Trying for at least the expected Running: At this stage of the presidential campaign, how the Republican candidates are expected to perform in the race has the greatest importance.

Sun Journal

Campaign 1996

February 05, 1996|By Paul West | Paul West,SUN NATIONAL STAFF

DES MOINES, IWOA — DES MOINES, Iowa -- Ask Phil Gramm for his position on any issue. Odds are he'll give a straight answer. But inquire about his prospects in the Iowa caucuses, one week from tonight, and he becomes squirrelly.

"I think I have to do well here," he cautiously told a Des Moines TV interviewer the other evening. When pressed to say whether that means he must finish ahead of newcomer Steve Forbes, he ducked.

The attempt to pin down Mr. Gramm, and the senator's slipperiness, are tiny turns in a minuet; in fact, they are what the presidential campaign is all about right now. It's the Expectations Game, and how it turns out will help determine who becomes the Republican nominee.

As everyone knows, failure to meet Expectations can damage, even destroy, a candidate; meeting or exceeding Expectations imparts priceless Momentum (which is why savvy campaigners, in making predictions, try to understate their chances).

There are Expectations, and the Expectations create what in a week or so becomes Conventional Wisdom. For months, the Conventional Wisdom was that Bob Dole would run away with the Republican nomination. But political veterans say they knew that would never last.

"There is a need for drama, a rise or fall, which is why the press reports candidates' poll ratings rather than their environmental speeches," says Democratic strategist Bob Shrum, who still has painful memories from Sen. Edward M. Kennedy's can't-lose 1980 presidential bid. "A fall can be permanent or there can be a dramatic redemption," such as George Bush's comeback in 1988 after a third-place finish in Iowa.

Right now, Mr. Forbes is in the process of dismantling Mr. Dole's inevitability. Recent polls show the free-spending millionaire zooming into the lead in New Hampshire, the first primary state, which Mr. Dole had called a must-win for him. So a new Conventional Wisdom has taken shape, as rival candidates attempt to grapple with the Forbes factor.

"Forbes isn't going to be the president," declares Lamar Alexander, a remark echoed by many other GOP politicians.

"Why is that true?" responds Mr. Shrum. "In 1980, the Conventional Wisdom was that Reagan could not be elected. There was this crazy notion that Reagan would be a pushover."

During the current takeoff stage of the campaign, Expectations matter more than the relatively small number of convention delegates at stake in the first primaries and caucuses. While pollsters and the press try to divine what is going on in the minds of the voters, candidates and their handlers churn out scenarios designed to put a favorable spin on events before they occur, much as corporate officers try to influence Wall Street analysts who track a firm's prospects.

Indeed, Expectations are to politics what the financial markets are to the economy. Both are unpredictable and potentially volatile. This shouldn't be a surprise, since they are based on the same elusive thing, human nature.

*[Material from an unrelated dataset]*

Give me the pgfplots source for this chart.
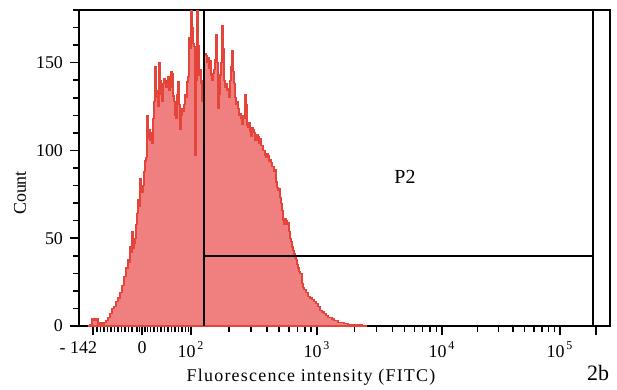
\documentclass[border=0pt]{standalone}
\usepackage{fontspec}
\setmainfont{Liberation Serif}
\usepackage{pgfplots}
\pgfplotsset{compat=1.18}
\definecolor{fillred}{RGB}{240,128,128}
\definecolor{linered}{RGB}{228,68,58}
\begin{document}
\begin{tikzpicture}
\useasboundingbox (-39.5bp,-32bp) rectangle (269bp,163bp);
\begin{axis}[
  at={(0,0)}, anchor=south west,
  scale only axis, width=265.5bp, height=158bp,
  xmin=79, xmax=610, ymin=0, ymax=180,
  axis line style={line width=1bp},
  tick align=outside, xtick pos=bottom, ytick pos=left,
  major tick length=4.5bp, minor tick length=2.8bp,
  tick style={black, line width=0.8bp},
  xtick={93,142,191,317,442,560,596},
  xticklabels={\makebox[0pt][r]{- 142\kern-2bp},0,10\textsuperscript{\,2},10\textsuperscript{\,3},10\textsuperscript{\,4},10\textsuperscript{\,5},{}},
  minor xtick={97,100.5,104,107.5,111,114.5,118,121.5,125,128.5,132,137,139.5,145,147.5,150.5,154,157.5,161,164.5,168,171.5,175,178.5,182,185.5,188.5,
    228.9,251.1,266.9,279.1,289.0,297.5,304.8,311.2,
    354.6,376.6,392.3,404.4,414.3,422.6,429.9,436.3,
    477.5,498.3,513.0,524.5,533.8,541.7,548.6,554.6},
  ytick={0,50,100,150},
  minor ytick={10,20,30,40,60,70,80,90,110,120,130,140,160,170,180},
  tick label style={font=\fontsize{9}{10}\selectfont},
  /pgf/number format/assume math mode=true,
  clip=true,
]
\addplot[const plot, fill=fillred, draw=linered, line width=0.6bp] coordinates {
(88,0)(90,1)(92,4)(94,3)(96,4)(98,1)(100,2)(102,1)(104,2)(106,3)(108,5)(110,7)(112,10)(114,11)(116,14)(118,16)(120,19)(122,23)(124,28)(126,33)(128,38)(129,36)
(130,45)(131,42)(132,54)(133,44)(134,47)(135,50)(136,58)(137,64)(138,72)(139,68)(140,84)(141,78)(142,76)(143,80)(144,88)(145,94)(146,96)(147,120)(148,107)(149,112)
(150,106)(151,110)(152,104)(153,118)(154,128)(155,148)(156,130)(157,134)(158,125)(159,150)(160,140)(161,132)(162,128)(163,138)(164,141)(165,140)(166,136)(167,140)(168,142)(169,134)
(170,136)(171,145)(172,144)(173,131)(174,128)(175,120)(176,118)(177,132)(178,139)(179,126)(180,112)(181,120)(182,124)(183,122)(184,126)(185,132)(186,130)(187,139)(188,142)(189,164)
(190,158)(191,185)(192,170)(193,161)(194,159)(195,97)(196,140)(197,185)(198,160)(199,143)(200,146)(201,138)(202,128)(203,140)(204,155)(206,154)(207,150)(208,153)(209,147)
(210,151)(211,143)(212,140)(213,144)(214,146)(215,152)(216,166)(217,150)(218,124)(219,132)(220,143)(221,150)(222,171)(223,158)(224,140)(225,136)(226,138)(227,134)(228,135)(229,130)
(230,140)(231,148)(232,157)(233,145)(234,138)(235,130)(236,126)(237,128)(238,124)(239,120)(240,121)(241,118)(242,115)(243,120)(244,118)(245,132)(246,126)(247,114)(248,113)(249,116)
(250,111)(251,108)(252,113)(253,112)(254,110)(255,106)(256,106)(257,109)(258,108)(259,104)(260,107)(261,103)(262,103)(263,100)(264,100)(265,97)(266,96)(267,98)(268,97)(269,94)
(270,95)(271,93)(272,91)(274,88)(275,89)(276,82)(277,79)(278,77)(279,78)(280,73)(281,70)(282,66)(283,60)(284,58)(285,61)(286,60)(287,58)(288,59)(289,54)
(290,50)(291,48)(292,45)(293,43)(294,41)(295,39)(296,38)(297,35)(298,33)(299,31)(300,30)(302,24)(303,22)(304,21)(306,19)(308,17)
(310,16)(312,15)(314,14)(316,13)(318,11)(320,9)(322,8)(324,7)(326,6)(328,5)(330,5)(332,4)(334,3)(336,3)(338,2)(340,2)(342,2)(344,1.5)(346,1.5)(348,1)(350,1)(354,1)(358,0.7)(362,0.5)(366,0)
} \closedcycle;
\addplot[black, line width=1bp] coordinates {(204,0)(204,180)};
\addplot[black, line width=1bp] coordinates {(204,40)(593,40)};
\addplot[black, line width=1bp] coordinates {(593,0)(593,180)};
\node[font=\fontsize{10}{12}\selectfont] at (axis cs:405,85) {P2};
\end{axis}
\node[rotate=90, font=\fontsize{9}{10}\selectfont] at (-29.5bp,66.5bp) {Count};
\node[font=\fontsize{9}{10}\selectfont\addfontfeature{LetterSpace=7}] at (116bp,-25.5bp) {Fluorescence intensity (FITC)};
\node[font=\fontsize{11}{13}\selectfont] at (259.5bp,-23.5bp) {2b};
\end{tikzpicture}
\end{document}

Like the stock market, the game of expectations can be perverse. Just as AT&T's stock may soar after it lays off 30,000 workers, political bad news can sometimes be good. Consider the case of Mr. Dole, whose current campaign has all the makings of an Expectations classic.

Until Mr. Forbes emerged, the front-running Mr. Dole needed to win with roughly 40 percent of the caucus vote (he received 38 percent in his 1988 Iowa victory) to demonstrate the strength of his candidacy. Now, with his poll numbers dropping, the bar has been lowered: "Dole may not be able to punch through the 30 percent ceiling in [Iowa], which would make it awfully hard to declare victory there," reports Time magazine.

Expectations about the shape of the race also are in turmoil. The old Conventional Wisdom was that the nomination would effectively be decided by mid-March. The thinking now is that the race could go on for many more weeks, even months, if the finalists are a well-financed Senate veteran and a publishing heir with almost limitless resources.

The columnist Russell Baker recently wrote that presidential politics is ruled by a shadowy but powerful institution known as the Expectorate:

"It is said to number perhaps three to five political writers, who never meet formally, and see each other only when assembled by network panel shows for ostensibly harmless political musings on Sunday television. Here, it is said, they set the expectation figures through a series of secret handshakes and a code based on systematic blinks and strokings of the nose and (( chin."

That's actually not so far-fetched, says Doug Bailey, a Republican campaign veteran. "Twenty years or so ago, a half-dozen political reporters who sort of set the tone and were taken seriously by other reporters could define the expectations, especially if they all went one way," he says.

Today, the proliferation of polls, TV channels and computers has multiplied the number of players who mold expectations. The speed by which Conventional Wisdom spreads has increased dramatically.